Request
Reproduce every line of the listing as written, apart from the pictures.

Supplied data
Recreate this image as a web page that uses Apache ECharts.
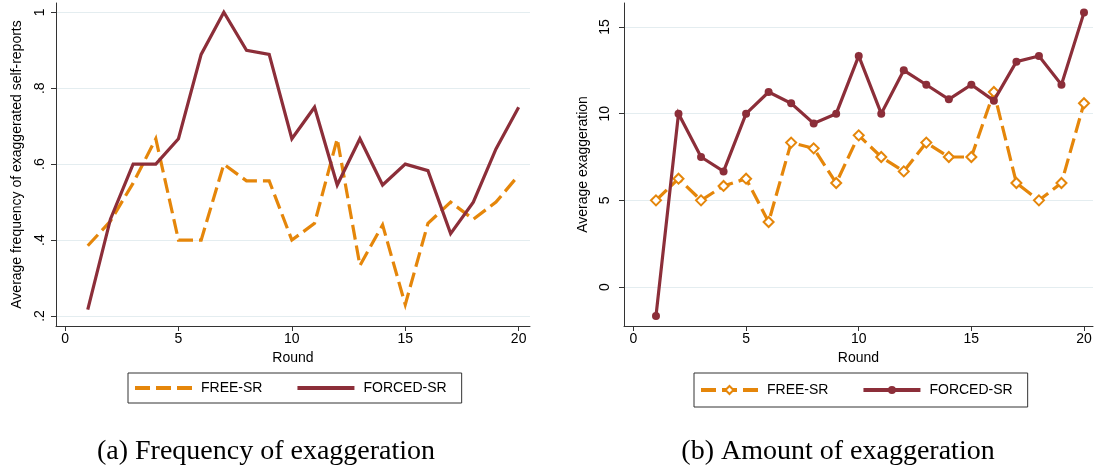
<!DOCTYPE html>
<html>
<head>
<meta charset="utf-8">
<script src="https://cdn.jsdelivr.net/npm/echarts@6/dist/echarts.min.js"></script>
<style>
  html, body { margin: 0; padding: 0; background: #fff; width: 1097px; height: 474px; overflow: hidden; }
  #freq { position: absolute; left: 0; top: 0; width: 560px; height: 474px; }
  #amount { position: absolute; left: 560px; top: 0; width: 537px; height: 474px; }
</style>
</head>
<body>
<div id="freq"></div>
<div id="amount"></div>
<script>
// Rounds of the experiment
const rounds = [1, 2, 3, 4, 5, 6, 7, 8, 9, 10, 11, 12, 13, 14, 15, 16, 17, 18, 19, 20];

// (a) Average frequency of exaggerated self-reports
const freqFree   = [0.385, 0.45, 0.55, 0.667, 0.4, 0.4, 0.6, 0.556, 0.556, 0.4,
                    0.444, 0.667, 0.333, 0.44, 0.23, 0.444, 0.5, 0.455, 0.5, 0.571];
const freqForced = [0.217, 0.455, 0.6, 0.6, 0.667, 0.889, 1.0, 0.9, 0.889, 0.667,
                    0.75, 0.545, 0.667, 0.545, 0.6, 0.583, 0.417, 0.5, 0.64, 0.75];

// (b) Average exaggeration
const amtFree   = [5, 6.25, 5, 5.83, 6.25, 3.75, 8.33, 8.0, 6.0, 8.75,
                   7.5, 6.67, 8.33, 7.5, 7.5, 11.25, 6.0, 5.0, 6.0, 10.6];
const amtForced = [-1.67, 10, 7.5, 6.67, 10, 11.25, 10.6, 9.44, 10, 13.33,
                   10, 12.5, 11.67, 10.83, 11.67, 10.75, 13.0, 13.33, 11.67, 15.83];

// Axis ticks
const roundTicks = [0, 5, 10, 15, 20];
const freqTicks  = [0.2, 0.4, 0.6, 0.8, 1];
const amtTicks   = [0, 5, 10, 15];

const seriesNames = ['FREE-SR', 'FORCED-SR'];
const captions = ['(a) Frequency of exaggeration', '(b) Amount of exaggeration'];

const ORANGE = '#E5860A';
const MAROON = '#8C2E39';
const GRID = '#E4EDF0';
const AXIS = '#333333';
const FONT = '"Liberation Sans", Arial, sans-serif';
const SERIF = '"Liberation Serif", "Times New Roman", serif';
const DASH = [15, 6];

const pairs = (ys) => rounds.map((r, i) => [r, ys[i]]);

function fmtFreq(v) {
  const s = (Math.round(v * 10) / 10).toString();
  return s.replace(/^0\./, '.');
}

function xAxisCfg(min, max) {
  return {
    type: 'value', min: min, max: max,
    name: 'Round', nameLocation: 'middle', nameGap: 24,
    nameTextStyle: { fontSize: 14, color: '#000', fontFamily: FONT },
    axisLine: { show: true, onZero: false, lineStyle: { color: AXIS, width: 1 } },
    axisTick: { show: true, length: 5, lineStyle: { color: AXIS }, customValues: roundTicks },
    axisLabel: { customValues: roundTicks, fontSize: 14, color: '#000', margin: 6, fontFamily: FONT },
    splitLine: { show: false }
  };
}

function yAxisCfg(min, max, ticks, name, nameGap, labelMargin, fmt) {
  return {
    type: 'value', min: min, max: max,
    name: name, nameLocation: 'middle', nameGap: nameGap, nameRotate: 90,
    nameTextStyle: { fontSize: 14, color: '#000', fontFamily: FONT },
    axisLine: { show: true, onZero: false, lineStyle: { color: AXIS, width: 1 } },
    axisTick: { show: true, length: 5, lineStyle: { color: AXIS }, customValues: ticks },
    axisLabel: { customValues: ticks, rotate: 90, fontSize: 14, color: '#000',
                 margin: labelMargin, fontFamily: FONT, formatter: fmt },
    splitLine: { show: false }
  };
}

// Horizontal grid lines at the y ticks, placed through the y scale
function gridSeries(ticks) {
  return {
    name: 'gridlines', type: 'line', data: [], silent: true, z: 0,
    markLine: {
      silent: true, symbol: ['none', 'none'], z: 0, animation: false,
      label: { show: false },
      lineStyle: { color: GRID, width: 1, type: 'solid' },
      emphasis: { disabled: true },
      data: ticks.map(t => ({ yAxis: t }))
    }
  };
}

function legendCfg(left, itemHeight, hideSymbol) {
  const cfg = {
    left: left, top: 373, orient: 'horizontal',
    data: [
      { name: seriesNames[0], lineStyle: { width: 4, type: DASH, cap: 'butt' } },
      { name: seriesNames[1], lineStyle: { width: 4, type: 'solid' } }
    ],
    itemWidth: 57, itemHeight: itemHeight, itemGap: 33,
    padding: [(30 - itemHeight) / 2, 15, (30 - itemHeight) / 2, 5],
    borderColor: AXIS, borderWidth: 1,
    selectedMode: false,
    textStyle: { fontSize: 14, color: '#000', fontFamily: FONT, padding: [0, 0, 0, 4] }
  };
  if (hideSymbol) cfg.itemStyle = { opacity: 0 };
  return cfg;
}

function captionCfg(text, cx) {
  return {
    type: 'text', x: cx, y: 452,
    style: { text: text, fill: '#000', font: '28px ' + SERIF, textAlign: 'center', textVerticalAlign: 'middle' }
  };
}

// Panel (a): frequency
const chartA = echarts.init(document.getElementById('freq'), null, { renderer: 'canvas' });
chartA.setOption({
  animation: false,
  backgroundColor: '#fff',
  grid: { left: 56, top: 3, width: 474, height: 323, containLabel: false },
  xAxis: xAxisCfg(-0.4, 20.5),
  yAxis: yAxisCfg(0.1737, 1.0245, freqTicks, 'Average frequency of exaggerated self-reports', 32, 9, fmtFreq),
  legend: legendCfg(128, 14, true),
  graphic: [captionCfg(captions[0], 266)],
  series: [
    gridSeries(freqTicks),
    {
      name: seriesNames[0], type: 'line', data: pairs(freqFree), z: 3,
      symbol: 'none', showSymbol: false,
      lineStyle: { color: ORANGE, width: 3.2, type: DASH, cap: 'butt', join: 'miter' },
      itemStyle: { color: ORANGE }
    },
    {
      name: seriesNames[1], type: 'line', data: pairs(freqForced), z: 4,
      symbol: 'none', showSymbol: false,
      lineStyle: { color: MAROON, width: 3.2, type: 'solid', join: 'miter' },
      itemStyle: { color: MAROON }
    }
  ]
});

// Panel (b): amount
const chartB = echarts.init(document.getElementById('amount'), null, { renderer: 'canvas' });
chartB.setOption({
  animation: false,
  backgroundColor: '#fff',
  grid: { left: 64, top: 3, width: 469, height: 323, containLabel: false },
  xAxis: xAxisCfg(-0.42, 20.4),
  yAxis: yAxisCfg(-2.25, 16.385, amtTicks, 'Average exaggeration', 29, 12, v => String(v)),
  legend: legendCfg(134, 10, false),
  graphic: [captionCfg(captions[1], 278)],
  series: [
    gridSeries(amtTicks),
    {
      name: seriesNames[0], type: 'line', data: pairs(amtFree), z: 3,
      symbol: 'emptyDiamond', symbolSize: 10, showSymbol: true,
      lineStyle: { color: ORANGE, width: 3.2, type: DASH, cap: 'butt', join: 'miter' },
      itemStyle: { color: ORANGE, borderColor: ORANGE, borderWidth: 1.3 }
    },
    {
      name: seriesNames[1], type: 'line', data: pairs(amtForced), z: 4,
      symbol: 'circle', symbolSize: 8, showSymbol: true,
      lineStyle: { color: MAROON, width: 3.2, type: 'solid', join: 'miter' },
      itemStyle: { color: MAROON }
    }
  ]
});
</script>
</body>
</html>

Result of this task
Recreate this image as a web page that uses Apache ECharts.
<!DOCTYPE html>
<html>
<head>
<meta charset="utf-8">
<script src="https://cdn.jsdelivr.net/npm/echarts@6/dist/echarts.min.js"></script>
<style>
  html, body { margin: 0; padding: 0; background: #fff; width: 1097px; height: 474px; overflow: hidden; }
  #freq { position: absolute; left: 0; top: 0; width: 560px; height: 474px; }
  #amount { position: absolute; left: 560px; top: 0; width: 537px; height: 474px; }
</style>
</head>
<body>
<div id="freq"></div>
<div id="amount"></div>
<script>
// Rounds of the experiment
const rounds = [1, 2, 3, 4, 5, 6, 7, 8, 9, 10, 11, 12, 13, 14, 15, 16, 17, 18, 19, 20];

// (a) Average frequency of exaggerated self-reports
const freqFree   = [0.385, 0.45, 0.55, 0.667, 0.4, 0.4, 0.6, 0.556, 0.556, 0.4,
                    0.444, 0.667, 0.333, 0.44, 0.23, 0.444, 0.5, 0.455, 0.5, 0.571];
const freqForced = [0.217, 0.455, 0.6, 0.6, 0.667, 0.889, 1.0, 0.9, 0.889, 0.667,
                    0.75, 0.545, 0.667, 0.545, 0.6, 0.583, 0.417, 0.5, 0.64, 0.75];

// (b) Average exaggeration
const amtFree   = [5, 6.25, 5, 5.83, 6.25, 3.75, 8.33, 8.0, 6.0, 8.75,
                   7.5, 6.67, 8.33, 7.5, 7.5, 11.25, 6.0, 5.0, 6.0, 10.6];
const amtForced = [-1.67, 10, 7.5, 6.67, 10, 11.25, 10.6, 9.44, 10, 13.33,
                   10, 12.5, 11.67, 10.83, 11.67, 10.75, 13.0, 13.33, 11.67, 15.83];

// Axis ticks
const roundTicks = [0, 5, 10, 15, 20];
const freqTicks  = [0.2, 0.4, 0.6, 0.8, 1];
const amtTicks   = [0, 5, 10, 15];

const seriesNames = ['FREE-SR', 'FORCED-SR'];
const captions = ['(a) Frequency of exaggeration', '(b) Amount of exaggeration'];

const ORANGE = '#E5860A';
const MAROON = '#8C2E39';
const GRID = '#E4EDF0';
const AXIS = '#333333';
const FONT = '"Liberation Sans", Arial, sans-serif';
const SERIF = '"Liberation Serif", "Times New Roman", serif';
const DASH = [15, 6];

const pairs = (ys) => rounds.map((r, i) => [r, ys[i]]);

function fmtFreq(v) {
  const s = (Math.round(v * 10) / 10).toString();
  return s.replace(/^0\./, '.');
}

function xAxisCfg(min, max) {
  return {
    type: 'value', min: min, max: max,
    name: 'Round', nameLocation: 'middle', nameGap: 24,
    nameTextStyle: { fontSize: 14, color: '#000', fontFamily: FONT },
    axisLine: { show: true, onZero: false, lineStyle: { color: AXIS, width: 1 } },
    axisTick: { show: true, length: 5, lineStyle: { color: AXIS }, customValues: roundTicks },
    axisLabel: { customValues: roundTicks, fontSize: 14, color: '#000', margin: 6, fontFamily: FONT },
    splitLine: { show: false }
  };
}

function yAxisCfg(min, max, ticks, name, nameGap, labelMargin, fmt) {
  return {
    type: 'value', min: min, max: max,
    name: name, nameLocation: 'middle', nameGap: nameGap, nameRotate: 90,
    nameTextStyle: { fontSize: 14, color: '#000', fontFamily: FONT },
    axisLine: { show: true, onZero: false, lineStyle: { color: AXIS, width: 1 } },
    axisTick: { show: true, length: 5, lineStyle: { color: AXIS }, customValues: ticks },
    axisLabel: { customValues: ticks, rotate: 90, fontSize: 14, color: '#000',
                 margin: labelMargin, fontFamily: FONT, formatter: fmt },
    splitLine: { show: false }
  };
}

// Horizontal grid lines at the y ticks, placed through the y scale
function gridSeries(ticks) {
  return {
    name: 'gridlines', type: 'line', data: [], silent: true, z: 0,
    markLine: {
      silent: true, symbol: ['none', 'none'], z: 0, animation: false,
      label: { show: false },
      lineStyle: { color: GRID, width: 1, type: 'solid' },
      emphasis: { disabled: true },
      data: ticks.map(t => ({ yAxis: t }))
    }
  };
}

function legendCfg(left, itemHeight, hideSymbol) {
  const cfg = {
    left: left, top: 373, orient: 'horizontal',
    data: [
      { name: seriesNames[0], lineStyle: { width: 4, type: DASH, cap: 'butt' } },
      { name: seriesNames[1], lineStyle: { width: 4, type: 'solid' } }
    ],
    itemWidth: 57, itemHeight: itemHeight, itemGap: 33,
    padding: [(30 - itemHeight) / 2, 15, (30 - itemHeight) / 2, 5],
    borderColor: AXIS, borderWidth: 1,
    selectedMode: false,
    textStyle: { fontSize: 14, color: '#000', fontFamily: FONT, padding: [0, 0, 0, 4] }
  };
  if (hideSymbol) cfg.itemStyle = { opacity: 0 };
  return cfg;
}

function captionCfg(text, cx) {
  return {
    type: 'text', x: cx, y: 452,
    style: { text: text, fill: '#000', font: '28px ' + SERIF, textAlign: 'center', textVerticalAlign: 'middle' }
  };
}

// Panel (a): frequency
const chartA = echarts.init(document.getElementById('freq'), null, { renderer: 'canvas' });
chartA.setOption({
  animation: false,
  backgroundColor: '#fff',
  grid: { left: 56, top: 3, width: 474, height: 323, containLabel: false },
  xAxis: xAxisCfg(-0.4, 20.5),
  yAxis: yAxisCfg(0.1737, 1.0245, freqTicks, 'Average frequency of exaggerated self-reports', 32, 9, fmtFreq),
  legend: legendCfg(128, 14, true),
  graphic: [captionCfg(captions[0], 266)],
  series: [
    gridSeries(freqTicks),
    {
      name: seriesNames[0], type: 'line', data: pairs(freqFree), z: 3,
      symbol: 'none', showSymbol: false,
      lineStyle: { color: ORANGE, width: 3.2, type: DASH, cap: 'butt', join: 'miter' },
      itemStyle: { color: ORANGE }
    },
    {
      name: seriesNames[1], type: 'line', data: pairs(freqForced), z: 4,
      symbol: 'none', showSymbol: false,
      lineStyle: { color: MAROON, width: 3.2, type: 'solid', join: 'miter' },
      itemStyle: { color: MAROON }
    }
  ]
});

// Panel (b): amount
const chartB = echarts.init(document.getElementById('amount'), null, { renderer: 'canvas' });
chartB.setOption({
  animation: false,
  backgroundColor: '#fff',
  grid: { left: 64, top: 3, width: 469, height: 323, containLabel: false },
  xAxis: xAxisCfg(-0.42, 20.4),
  yAxis: yAxisCfg(-2.25, 16.385, amtTicks, 'Average exaggeration', 29, 12, v => String(v)),
  legend: legendCfg(134, 10, false),
  graphic: [captionCfg(captions[1], 278)],
  series: [
    gridSeries(amtTicks),
    {
      name: seriesNames[0], type: 'line', data: pairs(amtFree), z: 3,
      symbol: 'emptyDiamond', symbolSize: 10, showSymbol: true,
      lineStyle: { color: ORANGE, width: 3.2, type: DASH, cap: 'butt', join: 'miter' },
      itemStyle: { color: ORANGE, borderColor: ORANGE, borderWidth: 1.3 }
    },
    {
      name: seriesNames[1], type: 'line', data: pairs(amtForced), z: 4,
      symbol: 'circle', symbolSize: 8, showSymbol: true,
      lineStyle: { color: MAROON, width: 3.2, type: 'solid', join: 'miter' },
      itemStyle: { color: MAROON }
    }
  ]
});
</script>
</body>
</html>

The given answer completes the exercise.